Objective
Below this line is a listing that includes pictures. Copy exactly, and only, the lines from the one containing "picture with matplotlib." through the one containing "8.7, 7.0, 5.7]"; the pictures do not go in the copy.
* START Exercise data *
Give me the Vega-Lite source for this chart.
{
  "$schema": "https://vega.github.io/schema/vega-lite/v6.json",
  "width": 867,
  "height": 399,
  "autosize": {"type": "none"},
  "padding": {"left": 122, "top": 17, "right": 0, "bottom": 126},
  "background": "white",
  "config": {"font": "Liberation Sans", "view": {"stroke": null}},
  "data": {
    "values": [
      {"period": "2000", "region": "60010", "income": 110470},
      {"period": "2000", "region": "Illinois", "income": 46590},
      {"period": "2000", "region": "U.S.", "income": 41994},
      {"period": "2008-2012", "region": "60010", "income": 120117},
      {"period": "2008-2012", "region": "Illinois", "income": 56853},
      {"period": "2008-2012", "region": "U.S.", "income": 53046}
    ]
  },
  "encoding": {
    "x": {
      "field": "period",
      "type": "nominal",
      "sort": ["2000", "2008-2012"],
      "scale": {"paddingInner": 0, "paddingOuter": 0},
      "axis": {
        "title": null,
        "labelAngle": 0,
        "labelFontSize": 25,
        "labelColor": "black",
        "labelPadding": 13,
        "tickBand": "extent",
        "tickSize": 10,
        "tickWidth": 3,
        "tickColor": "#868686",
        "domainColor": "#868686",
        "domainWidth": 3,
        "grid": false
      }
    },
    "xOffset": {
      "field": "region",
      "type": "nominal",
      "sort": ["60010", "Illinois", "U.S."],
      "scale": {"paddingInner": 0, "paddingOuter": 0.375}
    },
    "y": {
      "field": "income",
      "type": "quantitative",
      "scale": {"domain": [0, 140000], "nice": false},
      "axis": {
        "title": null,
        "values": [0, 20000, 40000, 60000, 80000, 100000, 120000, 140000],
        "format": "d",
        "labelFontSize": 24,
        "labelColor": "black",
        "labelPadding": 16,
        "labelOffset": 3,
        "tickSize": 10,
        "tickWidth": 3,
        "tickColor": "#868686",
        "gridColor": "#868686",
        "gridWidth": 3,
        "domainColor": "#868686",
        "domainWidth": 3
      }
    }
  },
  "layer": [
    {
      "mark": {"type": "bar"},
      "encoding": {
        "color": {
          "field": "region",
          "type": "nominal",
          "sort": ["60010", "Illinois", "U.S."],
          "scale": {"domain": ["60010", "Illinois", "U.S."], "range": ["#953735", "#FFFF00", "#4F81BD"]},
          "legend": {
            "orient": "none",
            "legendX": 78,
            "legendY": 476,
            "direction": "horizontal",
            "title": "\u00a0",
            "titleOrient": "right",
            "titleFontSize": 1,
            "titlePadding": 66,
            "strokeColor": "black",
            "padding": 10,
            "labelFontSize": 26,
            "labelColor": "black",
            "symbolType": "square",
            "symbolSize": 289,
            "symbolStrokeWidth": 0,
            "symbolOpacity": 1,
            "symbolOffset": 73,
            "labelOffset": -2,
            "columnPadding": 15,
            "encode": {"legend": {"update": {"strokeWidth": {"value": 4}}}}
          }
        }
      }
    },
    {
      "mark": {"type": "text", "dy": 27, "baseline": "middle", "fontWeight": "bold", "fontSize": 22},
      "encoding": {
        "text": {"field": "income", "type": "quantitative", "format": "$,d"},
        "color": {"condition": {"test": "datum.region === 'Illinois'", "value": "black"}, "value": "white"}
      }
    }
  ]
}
* END Exercise data *
* START Exercise data *
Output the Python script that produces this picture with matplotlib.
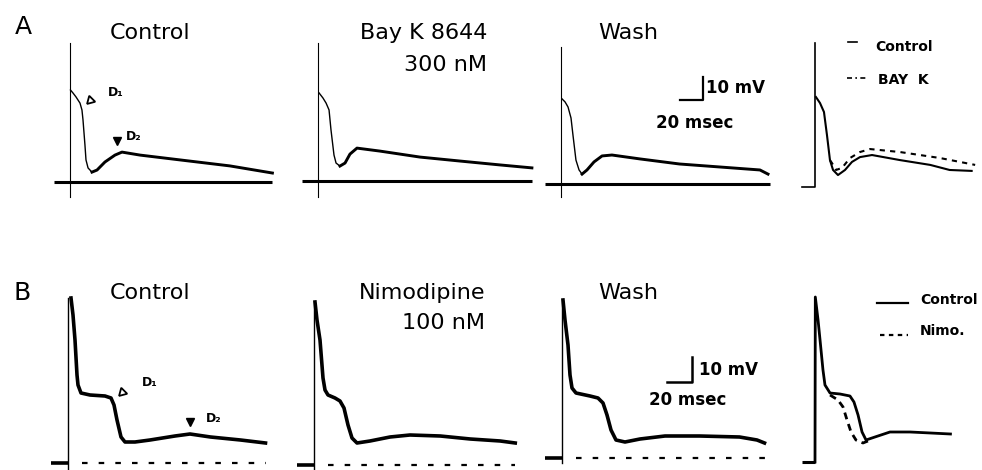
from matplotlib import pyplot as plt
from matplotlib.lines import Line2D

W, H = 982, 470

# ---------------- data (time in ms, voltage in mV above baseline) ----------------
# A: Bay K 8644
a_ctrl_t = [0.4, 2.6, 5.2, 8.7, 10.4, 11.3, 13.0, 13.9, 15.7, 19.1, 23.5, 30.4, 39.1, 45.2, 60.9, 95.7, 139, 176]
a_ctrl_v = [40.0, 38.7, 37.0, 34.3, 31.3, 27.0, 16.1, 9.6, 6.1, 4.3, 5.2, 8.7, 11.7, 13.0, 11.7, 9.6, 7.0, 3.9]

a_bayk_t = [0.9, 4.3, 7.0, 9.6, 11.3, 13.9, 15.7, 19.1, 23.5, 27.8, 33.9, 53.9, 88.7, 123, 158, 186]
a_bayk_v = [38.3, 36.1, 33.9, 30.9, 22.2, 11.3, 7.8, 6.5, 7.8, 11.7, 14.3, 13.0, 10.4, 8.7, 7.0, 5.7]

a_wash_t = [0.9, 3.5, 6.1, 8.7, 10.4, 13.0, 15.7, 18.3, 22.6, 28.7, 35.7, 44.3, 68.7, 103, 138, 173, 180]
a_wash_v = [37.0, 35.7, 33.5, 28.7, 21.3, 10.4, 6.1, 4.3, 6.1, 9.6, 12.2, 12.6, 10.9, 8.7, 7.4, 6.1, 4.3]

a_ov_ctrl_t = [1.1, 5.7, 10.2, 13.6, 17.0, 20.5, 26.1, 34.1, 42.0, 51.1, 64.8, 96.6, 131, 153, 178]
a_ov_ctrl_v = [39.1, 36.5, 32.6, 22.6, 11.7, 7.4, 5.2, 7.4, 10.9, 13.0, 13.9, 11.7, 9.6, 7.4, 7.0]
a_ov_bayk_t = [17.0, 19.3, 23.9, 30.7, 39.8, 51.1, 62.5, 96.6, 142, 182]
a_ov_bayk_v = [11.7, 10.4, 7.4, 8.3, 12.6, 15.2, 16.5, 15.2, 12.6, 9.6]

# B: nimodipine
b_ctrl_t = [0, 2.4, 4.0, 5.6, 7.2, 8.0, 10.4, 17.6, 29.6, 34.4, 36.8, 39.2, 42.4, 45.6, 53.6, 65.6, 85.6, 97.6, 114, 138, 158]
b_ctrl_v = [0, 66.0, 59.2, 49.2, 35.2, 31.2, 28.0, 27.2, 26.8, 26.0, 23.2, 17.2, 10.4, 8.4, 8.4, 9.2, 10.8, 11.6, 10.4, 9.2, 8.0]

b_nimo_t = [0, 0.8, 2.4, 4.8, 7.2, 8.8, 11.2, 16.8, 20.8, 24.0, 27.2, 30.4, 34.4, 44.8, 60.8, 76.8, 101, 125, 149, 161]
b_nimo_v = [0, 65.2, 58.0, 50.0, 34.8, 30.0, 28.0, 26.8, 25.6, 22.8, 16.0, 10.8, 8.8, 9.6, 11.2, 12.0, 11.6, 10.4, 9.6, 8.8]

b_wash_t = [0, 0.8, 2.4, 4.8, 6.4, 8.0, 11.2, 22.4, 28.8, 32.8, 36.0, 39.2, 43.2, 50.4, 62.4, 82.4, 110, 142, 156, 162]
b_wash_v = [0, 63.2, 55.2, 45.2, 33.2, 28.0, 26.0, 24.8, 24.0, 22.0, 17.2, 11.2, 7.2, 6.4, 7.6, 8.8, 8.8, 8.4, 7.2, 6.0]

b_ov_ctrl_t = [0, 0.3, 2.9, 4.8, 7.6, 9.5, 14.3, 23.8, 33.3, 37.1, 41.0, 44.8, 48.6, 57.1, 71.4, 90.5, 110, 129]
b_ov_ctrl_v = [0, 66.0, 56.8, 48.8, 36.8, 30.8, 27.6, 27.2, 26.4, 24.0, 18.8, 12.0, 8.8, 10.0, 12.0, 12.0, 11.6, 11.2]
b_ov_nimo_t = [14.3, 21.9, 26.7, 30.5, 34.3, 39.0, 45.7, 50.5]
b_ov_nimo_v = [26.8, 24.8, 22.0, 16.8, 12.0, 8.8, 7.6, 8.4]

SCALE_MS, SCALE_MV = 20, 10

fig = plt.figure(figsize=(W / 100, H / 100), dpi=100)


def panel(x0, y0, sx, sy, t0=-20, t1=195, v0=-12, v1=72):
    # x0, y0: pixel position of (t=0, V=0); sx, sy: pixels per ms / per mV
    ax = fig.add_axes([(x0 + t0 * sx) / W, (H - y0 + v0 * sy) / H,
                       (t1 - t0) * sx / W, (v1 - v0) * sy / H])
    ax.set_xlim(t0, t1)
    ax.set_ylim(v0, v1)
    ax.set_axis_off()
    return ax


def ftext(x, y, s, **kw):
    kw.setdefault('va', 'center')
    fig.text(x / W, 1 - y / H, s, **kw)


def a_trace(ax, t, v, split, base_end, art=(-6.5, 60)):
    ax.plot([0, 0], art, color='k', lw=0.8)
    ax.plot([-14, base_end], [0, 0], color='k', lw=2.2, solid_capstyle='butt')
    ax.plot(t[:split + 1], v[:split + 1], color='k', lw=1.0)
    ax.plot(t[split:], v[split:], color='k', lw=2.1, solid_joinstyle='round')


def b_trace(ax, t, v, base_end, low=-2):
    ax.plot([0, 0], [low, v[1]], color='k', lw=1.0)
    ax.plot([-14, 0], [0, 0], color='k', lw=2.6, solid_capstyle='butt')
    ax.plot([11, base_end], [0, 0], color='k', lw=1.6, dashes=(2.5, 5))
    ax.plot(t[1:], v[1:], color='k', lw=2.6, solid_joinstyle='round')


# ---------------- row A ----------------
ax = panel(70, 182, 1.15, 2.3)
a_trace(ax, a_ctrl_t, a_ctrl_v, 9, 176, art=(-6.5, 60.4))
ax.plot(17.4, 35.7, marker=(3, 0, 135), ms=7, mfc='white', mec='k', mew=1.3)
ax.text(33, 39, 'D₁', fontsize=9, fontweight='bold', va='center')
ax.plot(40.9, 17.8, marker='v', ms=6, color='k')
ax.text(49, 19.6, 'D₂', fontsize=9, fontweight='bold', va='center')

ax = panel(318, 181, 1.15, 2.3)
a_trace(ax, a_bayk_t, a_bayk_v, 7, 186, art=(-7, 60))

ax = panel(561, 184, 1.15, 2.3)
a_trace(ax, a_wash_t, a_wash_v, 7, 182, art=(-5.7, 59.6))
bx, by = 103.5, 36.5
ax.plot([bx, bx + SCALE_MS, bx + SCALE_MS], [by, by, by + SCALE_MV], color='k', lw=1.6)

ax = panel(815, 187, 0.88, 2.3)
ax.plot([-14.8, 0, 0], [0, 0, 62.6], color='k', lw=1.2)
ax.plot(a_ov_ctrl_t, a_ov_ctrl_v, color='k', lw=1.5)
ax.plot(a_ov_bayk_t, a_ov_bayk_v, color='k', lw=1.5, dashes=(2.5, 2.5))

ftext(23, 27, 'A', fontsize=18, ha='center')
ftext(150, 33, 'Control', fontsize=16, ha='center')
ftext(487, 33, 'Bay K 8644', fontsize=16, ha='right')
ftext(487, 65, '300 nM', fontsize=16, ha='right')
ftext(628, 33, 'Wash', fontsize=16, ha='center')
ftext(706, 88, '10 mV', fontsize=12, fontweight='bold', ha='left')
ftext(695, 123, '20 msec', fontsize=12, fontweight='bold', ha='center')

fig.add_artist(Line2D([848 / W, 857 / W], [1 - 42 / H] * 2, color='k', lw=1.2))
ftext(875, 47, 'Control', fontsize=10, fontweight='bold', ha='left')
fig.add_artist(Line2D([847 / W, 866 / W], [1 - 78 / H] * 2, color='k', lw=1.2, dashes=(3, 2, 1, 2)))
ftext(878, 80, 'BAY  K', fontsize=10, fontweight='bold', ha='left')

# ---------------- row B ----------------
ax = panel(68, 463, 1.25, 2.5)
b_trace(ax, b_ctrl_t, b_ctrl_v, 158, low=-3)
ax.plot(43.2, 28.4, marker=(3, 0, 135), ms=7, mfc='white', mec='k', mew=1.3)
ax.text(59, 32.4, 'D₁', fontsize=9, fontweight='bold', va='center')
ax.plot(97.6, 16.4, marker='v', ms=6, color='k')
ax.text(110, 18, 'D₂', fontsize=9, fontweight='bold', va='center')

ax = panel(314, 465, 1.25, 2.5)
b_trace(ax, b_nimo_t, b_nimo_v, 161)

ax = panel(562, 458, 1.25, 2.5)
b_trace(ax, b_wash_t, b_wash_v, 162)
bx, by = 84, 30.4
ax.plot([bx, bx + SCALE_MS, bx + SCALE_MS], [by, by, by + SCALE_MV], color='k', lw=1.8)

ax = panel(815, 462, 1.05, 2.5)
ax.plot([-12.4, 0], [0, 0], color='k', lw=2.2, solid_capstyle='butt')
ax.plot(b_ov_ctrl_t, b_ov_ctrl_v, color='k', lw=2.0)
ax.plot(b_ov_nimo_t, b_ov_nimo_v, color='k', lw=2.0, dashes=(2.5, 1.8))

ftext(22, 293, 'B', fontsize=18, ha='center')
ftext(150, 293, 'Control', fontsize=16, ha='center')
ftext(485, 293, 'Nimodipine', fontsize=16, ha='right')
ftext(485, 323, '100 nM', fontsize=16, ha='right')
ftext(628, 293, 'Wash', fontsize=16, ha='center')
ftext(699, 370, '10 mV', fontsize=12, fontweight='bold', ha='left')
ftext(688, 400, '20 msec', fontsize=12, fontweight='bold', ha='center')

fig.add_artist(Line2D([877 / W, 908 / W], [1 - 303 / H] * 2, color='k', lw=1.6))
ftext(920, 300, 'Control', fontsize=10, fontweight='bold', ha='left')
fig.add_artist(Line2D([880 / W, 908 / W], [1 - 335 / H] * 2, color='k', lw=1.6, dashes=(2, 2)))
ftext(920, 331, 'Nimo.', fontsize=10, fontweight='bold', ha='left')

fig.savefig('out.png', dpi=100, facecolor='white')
* END Exercise data *
* START Exercise data *
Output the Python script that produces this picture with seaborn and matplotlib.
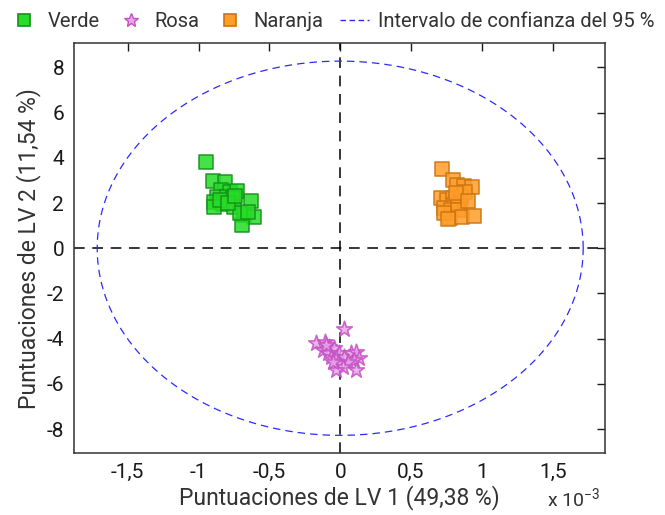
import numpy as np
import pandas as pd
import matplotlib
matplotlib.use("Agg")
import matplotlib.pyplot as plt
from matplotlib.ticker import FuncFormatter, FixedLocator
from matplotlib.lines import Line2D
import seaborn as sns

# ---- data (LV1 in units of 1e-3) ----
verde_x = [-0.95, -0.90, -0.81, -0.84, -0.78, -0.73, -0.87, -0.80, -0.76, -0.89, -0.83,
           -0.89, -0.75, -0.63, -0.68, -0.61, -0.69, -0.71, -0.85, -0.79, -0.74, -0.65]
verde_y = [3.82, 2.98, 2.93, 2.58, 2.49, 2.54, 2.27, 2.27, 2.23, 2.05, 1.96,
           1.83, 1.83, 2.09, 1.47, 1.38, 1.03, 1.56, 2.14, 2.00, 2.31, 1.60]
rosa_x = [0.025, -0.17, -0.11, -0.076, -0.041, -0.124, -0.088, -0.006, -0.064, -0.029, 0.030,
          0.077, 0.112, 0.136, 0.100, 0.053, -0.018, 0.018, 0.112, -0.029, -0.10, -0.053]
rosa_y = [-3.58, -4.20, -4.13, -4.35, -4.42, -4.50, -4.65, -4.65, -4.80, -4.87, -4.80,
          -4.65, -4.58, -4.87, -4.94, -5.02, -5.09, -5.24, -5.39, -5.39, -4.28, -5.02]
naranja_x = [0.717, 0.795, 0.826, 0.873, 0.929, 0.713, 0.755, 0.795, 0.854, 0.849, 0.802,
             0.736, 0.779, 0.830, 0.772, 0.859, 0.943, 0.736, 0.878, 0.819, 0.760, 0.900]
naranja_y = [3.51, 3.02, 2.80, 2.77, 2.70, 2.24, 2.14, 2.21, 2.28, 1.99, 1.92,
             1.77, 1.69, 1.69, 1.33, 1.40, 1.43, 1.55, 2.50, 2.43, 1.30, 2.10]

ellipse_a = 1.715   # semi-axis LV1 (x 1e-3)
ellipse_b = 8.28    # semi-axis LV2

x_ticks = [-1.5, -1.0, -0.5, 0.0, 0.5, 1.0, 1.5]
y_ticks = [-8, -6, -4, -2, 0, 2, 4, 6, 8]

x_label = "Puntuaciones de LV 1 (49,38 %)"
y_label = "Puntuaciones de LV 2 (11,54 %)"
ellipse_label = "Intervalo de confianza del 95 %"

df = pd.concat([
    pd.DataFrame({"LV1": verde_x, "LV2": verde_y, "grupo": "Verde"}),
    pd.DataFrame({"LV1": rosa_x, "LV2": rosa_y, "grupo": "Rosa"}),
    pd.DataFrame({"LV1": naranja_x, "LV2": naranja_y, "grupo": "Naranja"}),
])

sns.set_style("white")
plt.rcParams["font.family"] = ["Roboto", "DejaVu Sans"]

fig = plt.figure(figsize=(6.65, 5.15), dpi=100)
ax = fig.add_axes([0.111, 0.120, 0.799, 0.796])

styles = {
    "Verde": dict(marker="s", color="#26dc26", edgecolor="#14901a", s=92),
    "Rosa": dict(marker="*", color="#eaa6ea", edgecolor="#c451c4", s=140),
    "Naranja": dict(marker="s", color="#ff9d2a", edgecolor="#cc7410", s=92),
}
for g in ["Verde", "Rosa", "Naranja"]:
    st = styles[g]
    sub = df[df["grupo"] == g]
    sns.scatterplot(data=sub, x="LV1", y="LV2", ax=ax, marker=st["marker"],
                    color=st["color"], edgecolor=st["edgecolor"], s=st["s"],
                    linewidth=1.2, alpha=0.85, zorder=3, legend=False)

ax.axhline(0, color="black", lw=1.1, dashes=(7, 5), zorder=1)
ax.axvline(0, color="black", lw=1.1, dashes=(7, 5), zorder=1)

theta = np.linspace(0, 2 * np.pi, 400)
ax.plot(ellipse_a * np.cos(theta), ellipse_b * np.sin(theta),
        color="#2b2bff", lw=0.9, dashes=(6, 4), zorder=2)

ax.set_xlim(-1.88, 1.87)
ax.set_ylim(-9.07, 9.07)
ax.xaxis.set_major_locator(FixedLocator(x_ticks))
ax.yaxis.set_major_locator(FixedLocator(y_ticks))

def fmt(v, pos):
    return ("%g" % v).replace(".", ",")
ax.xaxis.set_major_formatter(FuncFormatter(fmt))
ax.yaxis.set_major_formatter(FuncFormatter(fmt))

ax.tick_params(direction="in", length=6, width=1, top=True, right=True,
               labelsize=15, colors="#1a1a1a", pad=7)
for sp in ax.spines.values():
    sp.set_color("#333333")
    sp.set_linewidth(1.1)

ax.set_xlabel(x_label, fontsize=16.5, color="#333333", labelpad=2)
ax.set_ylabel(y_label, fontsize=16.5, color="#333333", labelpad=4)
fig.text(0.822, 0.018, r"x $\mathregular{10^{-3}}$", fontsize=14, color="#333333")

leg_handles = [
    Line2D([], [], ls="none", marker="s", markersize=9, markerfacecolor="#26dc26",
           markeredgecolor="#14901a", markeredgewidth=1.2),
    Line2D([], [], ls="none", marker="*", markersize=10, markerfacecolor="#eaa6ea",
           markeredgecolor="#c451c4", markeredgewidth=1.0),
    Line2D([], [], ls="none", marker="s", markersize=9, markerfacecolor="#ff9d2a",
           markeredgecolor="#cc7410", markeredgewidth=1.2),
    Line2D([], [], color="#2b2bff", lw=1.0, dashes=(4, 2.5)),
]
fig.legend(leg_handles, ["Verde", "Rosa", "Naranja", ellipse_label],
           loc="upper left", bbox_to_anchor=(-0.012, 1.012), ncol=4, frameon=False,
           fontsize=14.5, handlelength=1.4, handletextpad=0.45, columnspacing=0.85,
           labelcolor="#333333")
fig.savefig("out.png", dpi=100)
* END Exercise data *
Final result
Output the Python script that produces this picture with matplotlib.
from matplotlib import pyplot as plt
from matplotlib.lines import Line2D

W, H = 982, 470

# ---------------- data (time in ms, voltage in mV above baseline) ----------------
# A: Bay K 8644
a_ctrl_t = [0.4, 2.6, 5.2, 8.7, 10.4, 11.3, 13.0, 13.9, 15.7, 19.1, 23.5, 30.4, 39.1, 45.2, 60.9, 95.7, 139, 176]
a_ctrl_v = [40.0, 38.7, 37.0, 34.3, 31.3, 27.0, 16.1, 9.6, 6.1, 4.3, 5.2, 8.7, 11.7, 13.0, 11.7, 9.6, 7.0, 3.9]

a_bayk_t = [0.9, 4.3, 7.0, 9.6, 11.3, 13.9, 15.7, 19.1, 23.5, 27.8, 33.9, 53.9, 88.7, 123, 158, 186]
a_bayk_v = [38.3, 36.1, 33.9, 30.9, 22.2, 11.3, 7.8, 6.5, 7.8, 11.7, 14.3, 13.0, 10.4, 8.7, 7.0, 5.7]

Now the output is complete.